One could summarize our beliefs by saying, “No book but the Bible, no creed but Christ.” We strive to be the Church one reads about in the New Testament to call Bible things by Bible names and do Bible things in Bible ways. Batsell Barrett Baxter summed it up this way:
What is the distinctive plea of the Church of Christ?
It is primarily a plea for religious unity based upon the Bible. In a divided religious world it is believed that the Bible is the only possible common denominator upon which most, if not all, of the God-fearing people of the land can unite. This is an appeal to go back to the Bible. It is a plea to speak where the Bible speak and to remain silent where the Bible is silent in all matters that pertain to religion. It further emphasizes that in everything religious there must be a “Thus saith the Lord” for all that is done. The objective is religious unity of all believers in Christ. The basis is the New Testament. The method is the restoration of New Testament Christianity.
Why does the Church of Christ baptize only by immersion? The word baptize comes from the Greek word “baptizo” and literally means, “to dip, to immerse, to plunge.” In addition to the literal meaning of the word, immersion is practiced because it was the practice of the church in apostolic times. Still further, only immersion conforms to the description of baptisms as given by the apostle Paul in Romans 6:3-5 where he speaks of it as a burial and resurrection.
What does the Church of Christ believe about the Bible?

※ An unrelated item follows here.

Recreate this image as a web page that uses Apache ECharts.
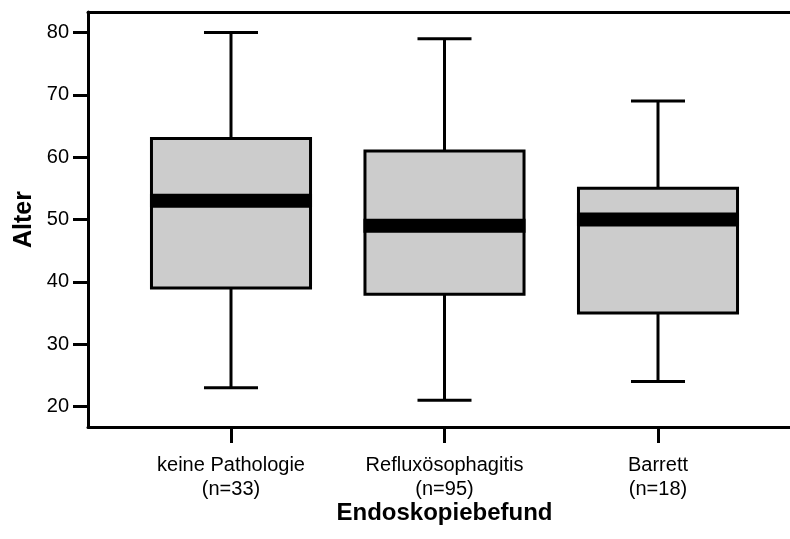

The original autographs of the sixty six books which make up the Bible are considered to have been divinely inspired, by which it is meant that they are infallible and authoritative. Reference to the scriptures is made in settling every religious question. A pronouncement from the scripture is considered the final word. The basic textbook of the church and the basis for all preaching is the Bible.
How often is the Lord’s supper eaten? It is expected that every member of the church will assemble for worship on each Lord’s day. A central part of worship is the eating of the Lord’s supper (Acts 20:7). Unless providentially hindered, each member considers this weekly appointment as binding.
What kind of music is used in the worship? As a result of the distinctive plea of the church – a return to New Testament Faith and practice – acapella singing is the only music used in the worship. This singing, unaccompanied by mechanical instruments of music, conforms to the music used in the apostolic church and for several centuries thereafter (Ephesians 5:19). It is felt that there is no authority for engaging in acts of worship not found in the New Testament. This principle eliminates the use of instrumental music, along with the use of candles, incense, and other similar elements.